= Set exercise =
Skip the pictures. Transcribe the rest of the data below without changing a word.
(begin)
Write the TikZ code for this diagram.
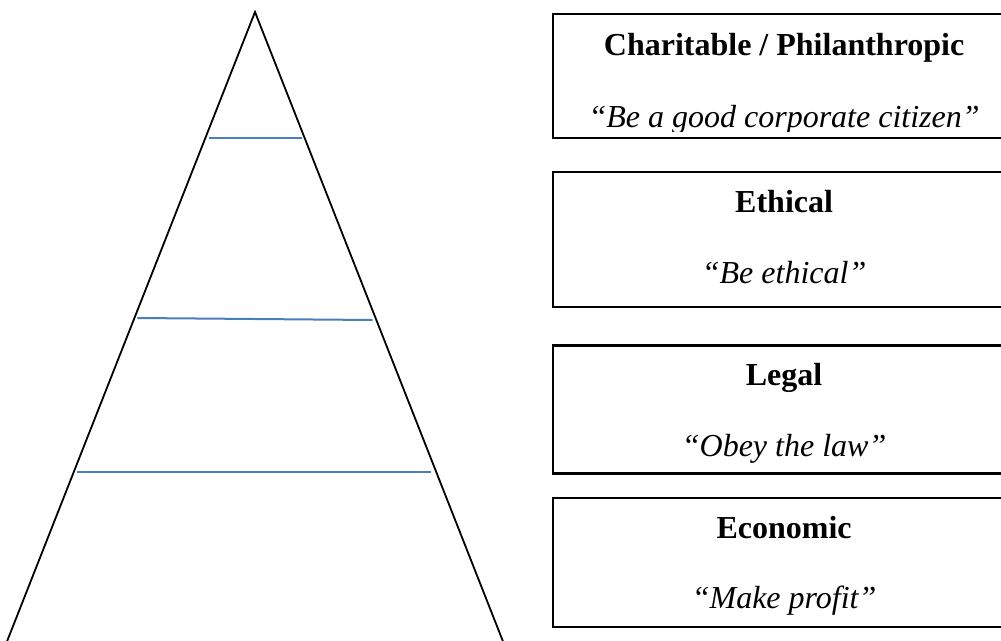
\documentclass[tikz,border=0pt]{standalone}
\usepackage{fontspec}
\setmainfont{Liberation Serif}
\usetikzlibrary{positioning}
\definecolor{rungblue}{RGB}{74,126,187}

\begin{document}
\begin{tikzpicture}[
		x=1pt, y=-1pt,
		side/.style={line width=1.8pt},
		rung/.style={line width=2pt, draw=rungblue},
		layer/.style={draw, rectangle, line width=2.2pt, anchor=north west, minimum width=462pt, inner sep=0pt},
		title/.style={anchor=base, inner sep=0pt, font=\fontsize{32}{38}\selectfont\bfseries},
		motto/.style={anchor=base, inner sep=0pt, font=\fontsize{32}{38}\selectfont\itshape}
		]
		\useasboundingbox (0,0) rectangle (1001,640);
		\clip (0,0) rectangle (1001,640);
		% pyramid
		\coordinate (apex) at (255,12);
		\coordinate (footl) at (5.6,645);
		\coordinate (footr) at (504.4,645);
		\draw[side] (footl) -- (apex) -- (footr);
		\draw[rung] (209,137.5) -- (302,137.5);
		\draw[rung] (137.3,318) -- (372.7,320);
		\draw[rung] (76.7,471.5) -- (430.7,471.5);
		% layers
		\node[layer, minimum height=124pt] (charity) at (552,13) {};
		\node[layer, minimum height=135pt] (ethics) at (552,170.7) {};
		\node[layer, minimum height=128pt] (law) at (552,344.3) {};
		\node[layer, minimum height=129.5pt] (economy) at (552,496.7) {};
		\node[title] (charitytitle) at ([yshift=-42pt]charity.north) {Charitable / Philanthropic};
		\begin{scope}
			\clip (charity.north west) rectangle ([yshift=8pt]charity.south east);
			\node[motto] (charitymotto) at ([yshift=-114pt]charity.north) {“Be a good corporate citizen”};
		\end{scope}
		\node[title] (ethicstitle) at ([yshift=-41.5pt]ethics.north) {Ethical};
		\node[motto] (ethicsmotto) at ([yshift=-112.5pt]ethics.north) {“Be ethical”};
		\node[title] (lawtitle) at ([yshift=-41pt]law.north) {Legal};
		\node[motto] (lawmotto) at ([yshift=-112.5pt]law.north) {“Obey the law”};
		\node[title] (economytitle) at ([yshift=-41.5pt]economy.north) {Economic};
		\node[motto] (economymotto) at ([yshift=-111.5pt]economy.north) {“Make profit”};
\end{tikzpicture}
\end{document}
(end)
= Answer to this problem =
Write the TikZ code for this diagram.
\documentclass[tikz,border=0pt]{standalone}
\usepackage{fontspec}
\setmainfont{Liberation Serif}
\usetikzlibrary{positioning}
\definecolor{rungblue}{RGB}{74,126,187}

\begin{document}
\begin{tikzpicture}[
		x=1pt, y=-1pt,
		side/.style={line width=1.8pt},
		rung/.style={line width=2pt, draw=rungblue},
		layer/.style={draw, rectangle, line width=2.2pt, anchor=north west, minimum width=462pt, inner sep=0pt},
		title/.style={anchor=base, inner sep=0pt, font=\fontsize{32}{38}\selectfont\bfseries},
		motto/.style={anchor=base, inner sep=0pt, font=\fontsize{32}{38}\selectfont\itshape}
		]
		\useasboundingbox (0,0) rectangle (1001,640);
		\clip (0,0) rectangle (1001,640);
		% pyramid
		\coordinate (apex) at (255,12);
		\coordinate (footl) at (5.6,645);
		\coordinate (footr) at (504.4,645);
		\draw[side] (footl) -- (apex) -- (footr);
		\draw[rung] (209,137.5) -- (302,137.5);
		\draw[rung] (137.3,318) -- (372.7,320);
		\draw[rung] (76.7,471.5) -- (430.7,471.5);
		% layers
		\node[layer, minimum height=124pt] (charity) at (552,13) {};
		\node[layer, minimum height=135pt] (ethics) at (552,170.7) {};
		\node[layer, minimum height=128pt] (law) at (552,344.3) {};
		\node[layer, minimum height=129.5pt] (economy) at (552,496.7) {};
		\node[title] (charitytitle) at ([yshift=-42pt]charity.north) {Charitable / Philanthropic};
		\begin{scope}
			\clip (charity.north west) rectangle ([yshift=8pt]charity.south east);
			\node[motto] (charitymotto) at ([yshift=-114pt]charity.north) {“Be a good corporate citizen”};
		\end{scope}
		\node[title] (ethicstitle) at ([yshift=-41.5pt]ethics.north) {Ethical};
		\node[motto] (ethicsmotto) at ([yshift=-112.5pt]ethics.north) {“Be ethical”};
		\node[title] (lawtitle) at ([yshift=-41pt]law.north) {Legal};
		\node[motto] (lawmotto) at ([yshift=-112.5pt]law.north) {“Obey the law”};
		\node[title] (economytitle) at ([yshift=-41.5pt]economy.north) {Economic};
		\node[motto] (economymotto) at ([yshift=-111.5pt]economy.north) {“Make profit”};
\end{tikzpicture}
\end{document}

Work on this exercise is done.